Start of Data shown

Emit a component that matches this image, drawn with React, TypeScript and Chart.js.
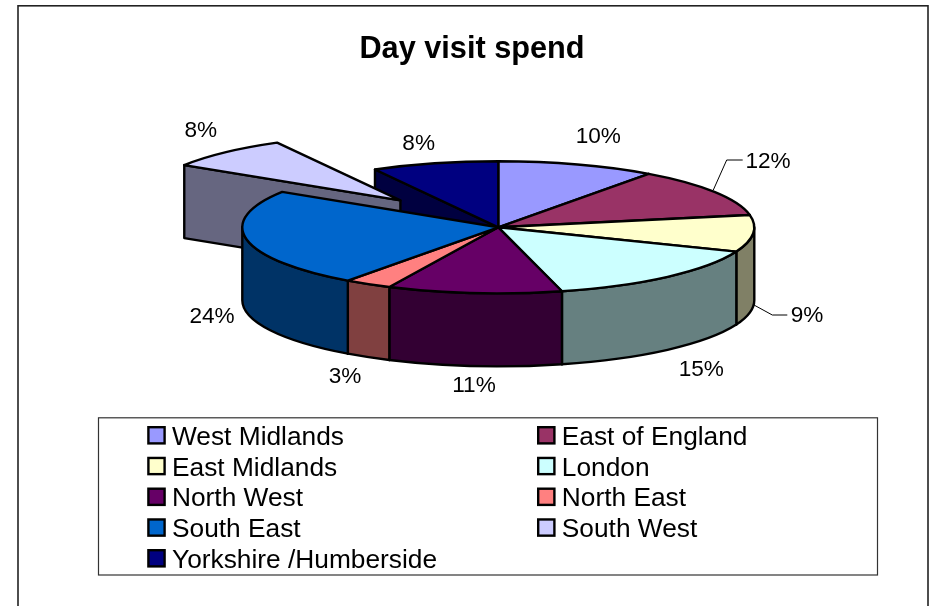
import React, { useEffect, useRef } from "react";
import { Chart, PieController, registerables } from "chart.js";

Chart.register(...registerables);

// Day visit spend by region, in per cent of the total.
const regions = [
  "West Midlands",
  "East of England",
  "East Midlands",
  "London",
  "North West",
  "North East",
  "South East",
  "South West",
  "Yorkshire /Humberside",
];
const spendShare = [10, 12, 9, 15, 11, 3, 24, 8, 8];
const sliceColours = [
  "#9999FF",
  "#993366",
  "#FFFFCC",
  "#CCFFFF",
  "#660066",
  "#FF8080",
  "#0066CC",
  "#CCCCFF",
  "#000080",
];
const explodedRegion = "South West";

const FONT = '"Liberation Sans", Arial, sans-serif';
const WIDTH = 932;
const HEIGHT = 606;

// Projection of the pie: a flat disc tilted towards the viewer and extruded downwards.
const CENTER_X = 498.3;
const CENTER_Y = 227.3;
const RADIUS = 256;
const TILT = 66 / 256;
const DEPTH = 73;
const EXPLODE_DISTANCE = 143;
const OUTLINE = 2.4;

// Wall colour is the slice colour at half brightness.
function shade(hex: string): string {
  const n = parseInt(hex.slice(1), 16);
  const half = (v: number) => Math.round(v / 2);
  return `rgb(${half((n >> 16) & 255)},${half((n >> 8) & 255)},${half(n & 255)})`;
}

class Pie3DController extends PieController {
  static id = "pie3d";

  // Screen-space centre of one slice, after any explosion along its bisector.
  sliceCentre(arc: any, index: number) {
    const exploded = (this.chart.data.labels as string[])[index] === explodedRegion;
    const mid = (arc.startAngle + arc.endAngle) / 2;
    const d = exploded ? EXPLODE_DISTANCE : 0;
    return {
      exploded,
      cx: CENTER_X + Math.cos(mid) * d,
      cy: CENTER_Y + Math.sin(mid) * d * TILT,
    };
  }

  pathTop(ctx: CanvasRenderingContext2D, arc: any, cx: number, cy: number) {
    ctx.beginPath();
    ctx.moveTo(cx, cy);
    ctx.ellipse(cx, cy, RADIUS, RADIUS * TILT, 0, arc.startAngle, arc.endAngle);
    ctx.closePath();
  }

  // Vertical cut faces along the two radial edges, where they face the viewer.
  drawFaces(ctx: CanvasRenderingContext2D, arc: any, colour: string, cx: number, cy: number) {
    const faces: number[] = [];
    if (Math.cos(arc.startAngle) < 0) faces.push(arc.startAngle);
    if (Math.cos(arc.endAngle) > 0) faces.push(arc.endAngle);
    for (const a of faces) {
      const x = cx + Math.cos(a) * RADIUS;
      const y = cy + Math.sin(a) * RADIUS * TILT;
      ctx.beginPath();
      ctx.moveTo(cx, cy);
      ctx.lineTo(x, y);
      ctx.lineTo(x, y + DEPTH);
      ctx.lineTo(cx, cy + DEPTH);
      ctx.closePath();
      ctx.fillStyle = shade(colour);
      ctx.fill();
      ctx.stroke();
    }
  }

  // Curved rim, only the part on the near half of the ellipse.
  drawRim(ctx: CanvasRenderingContext2D, arc: any, colour: string, cx: number, cy: number) {
    const from = Math.max(arc.startAngle, 0);
    const to = Math.min(arc.endAngle, Math.PI);
    if (to <= from) return;
    const ry = RADIUS * TILT;
    ctx.beginPath();
    ctx.ellipse(cx, cy, RADIUS, ry, 0, from, to);
    ctx.ellipse(cx, cy + DEPTH, RADIUS, ry, 0, to, from, true);
    ctx.closePath();
    ctx.fillStyle = shade(colour);
    ctx.fill();
    ctx.stroke();
  }

  // The top face is painted by the arc element itself, squashed into the tilted plane;
  // its outline is stroked afterwards so the line keeps an even width.
  drawTop(ctx: CanvasRenderingContext2D, arc: any, cx: number, cy: number) {
    ctx.save();
    ctx.translate(cx, cy);
    ctx.scale(1, TILT);
    ctx.translate(-arc.x, -arc.y);
    arc.draw(ctx);
    ctx.restore();
    this.pathTop(ctx, arc, cx, cy);
    ctx.stroke();
  }

  draw() {
    const ctx = this.chart.ctx as CanvasRenderingContext2D;
    const arcs = this.getMeta().data as any[];
    const colours = this.getDataset().backgroundColor as string[];
    const items = arcs.map((arc, i) => ({ arc, colour: colours[i], ...this.sliceCentre(arc, i) }));

    ctx.save();
    ctx.strokeStyle = "#000";
    ctx.lineWidth = OUTLINE;
    ctx.lineJoin = "round";

    for (const s of items) if (!s.exploded) this.drawFaces(ctx, s.arc, s.colour, s.cx, s.cy);
    for (const s of items) {
      if (!s.exploded) continue;
      this.drawFaces(ctx, s.arc, s.colour, s.cx, s.cy);
      this.drawRim(ctx, s.arc, s.colour, s.cx, s.cy);
      this.drawTop(ctx, s.arc, s.cx, s.cy);
    }
    for (const s of items) if (!s.exploded) this.drawRim(ctx, s.arc, s.colour, s.cx, s.cy);
    for (const s of items) if (!s.exploded) this.drawTop(ctx, s.arc, s.cx, s.cy);
    ctx.restore();
  }
}

// Percentage labels sit by hand around the pie, in order of the slices.
const LABEL_SPOTS = [
  [598.3, 136.7],
  [768, 161.7],
  [807, 316],
  [701.3, 369.3],
  [474, 386],
  [345, 377],
  [212, 316.3],
  [200.8, 130.3],
  [418.7, 143.7],
];
const LEADERS = [
  [[713.3, 190], [726.7, 160], [742.7, 160]],
  [[754, 305], [772.3, 315], [787.3, 315]],
];

const pieDecor = {
  id: "pieDecor",
  beforeDraw(chart: Chart) {
    const ctx = chart.ctx;
    ctx.save();
    ctx.strokeStyle = "#222";
    ctx.lineWidth = 1.6;
    ctx.strokeRect(18, 5.8, 910, HEIGHT + 20);
    ctx.restore();
  },
  afterDraw(chart: Chart) {
    const ctx = chart.ctx;
    const labels = chart.data.labels as string[];
    const values = chart.data.datasets[0].data as number[];
    const colours = chart.data.datasets[0].backgroundColor as string[];
    ctx.save();

    // Value labels and their leader lines.
    ctx.fillStyle = "#000";
    ctx.font = `22.6px ${FONT}`;
    ctx.textAlign = "center";
    ctx.textBaseline = "middle";
    values.forEach((v, i) => {
      ctx.fillText(`${v}%`, LABEL_SPOTS[i][0], LABEL_SPOTS[i][1]);
    });
    ctx.strokeStyle = "#000";
    ctx.lineWidth = 1;
    for (const line of LEADERS) {
      ctx.beginPath();
      line.forEach(([x, y], i) => (i ? ctx.lineTo(x, y) : ctx.moveTo(x, y)));
      ctx.stroke();
    }

    // Boxed two-column legend, filled row by row.
    ctx.strokeStyle = "#333";
    ctx.lineWidth = 1.2;
    ctx.strokeRect(98.5, 417.8, 779, 157.2);
    ctx.font = `26.3px ${FONT}`;
    ctx.textAlign = "left";
    ctx.textBaseline = "alphabetic";
    labels.forEach((name, i) => {
      const col = i % 2;
      const row = Math.floor(i / 2);
      const x = col ? 537 : 147.2;
      const y = 426 + row * 30.75;
      ctx.fillStyle = colours[i];
      ctx.fillRect(x + 1.2, y + 1.2, 16.2, 16.2);
      ctx.strokeStyle = "#000";
      ctx.lineWidth = 2.4;
      ctx.strokeRect(x + 1.2, y + 1.2, 16.2, 16.2);
      ctx.fillStyle = "#000";
      ctx.fillText(name, x + 24.8, y + 18.8);
    });
    ctx.restore();
  },
};

Chart.register(Pie3DController);

export default function App() {
  const canvasRef = useRef<HTMLCanvasElement>(null);

  useEffect(() => {
    const chart = new Chart(canvasRef.current as HTMLCanvasElement, {
      type: "pie3d" as any,
      data: {
        labels: regions,
        datasets: [
          {
            data: spendShare,
            backgroundColor: sliceColours,
            borderWidth: 0,
            radius: RADIUS,
            clip: false,
          } as any,
        ],
      },
      options: {
        animation: false,
        responsive: false,
        events: [],
        layout: { padding: { left: 12 } },
        plugins: {
          legend: { display: false },
          tooltip: { enabled: false },
          title: {
            display: true,
            text: "Day visit spend",
            color: "#000",
            font: { family: FONT, size: 30.7, weight: "bold" },
            padding: { top: 31.2, bottom: 0 },
          },
        },
      },
      plugins: [pieDecor],
    });
    return () => chart.destroy();
  }, []);

  return (
    <canvas
      ref={canvasRef}
      width={WIDTH}
      height={HEIGHT}
      style={{ position: "absolute", left: 0, top: 0, display: "block" }}
    />
  );
}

End of Data shown

__Required task__
Emit the lines of the material exactly, from its first line to the line containing "const HEIGHT = 606;", inclusive; leave every picture out.

__Exercise output__
Emit a component that matches this image, drawn with React, TypeScript and Chart.js.
import React, { useEffect, useRef } from "react";
import { Chart, PieController, registerables } from "chart.js";

Chart.register(...registerables);

// Day visit spend by region, in per cent of the total.
const regions = [
  "West Midlands",
  "East of England",
  "East Midlands",
  "London",
  "North West",
  "North East",
  "South East",
  "South West",
  "Yorkshire /Humberside",
];
const spendShare = [10, 12, 9, 15, 11, 3, 24, 8, 8];
const sliceColours = [
  "#9999FF",
  "#993366",
  "#FFFFCC",
  "#CCFFFF",
  "#660066",
  "#FF8080",
  "#0066CC",
  "#CCCCFF",
  "#000080",
];
const explodedRegion = "South West";

const FONT = '"Liberation Sans", Arial, sans-serif';
const WIDTH = 932;
const HEIGHT = 606;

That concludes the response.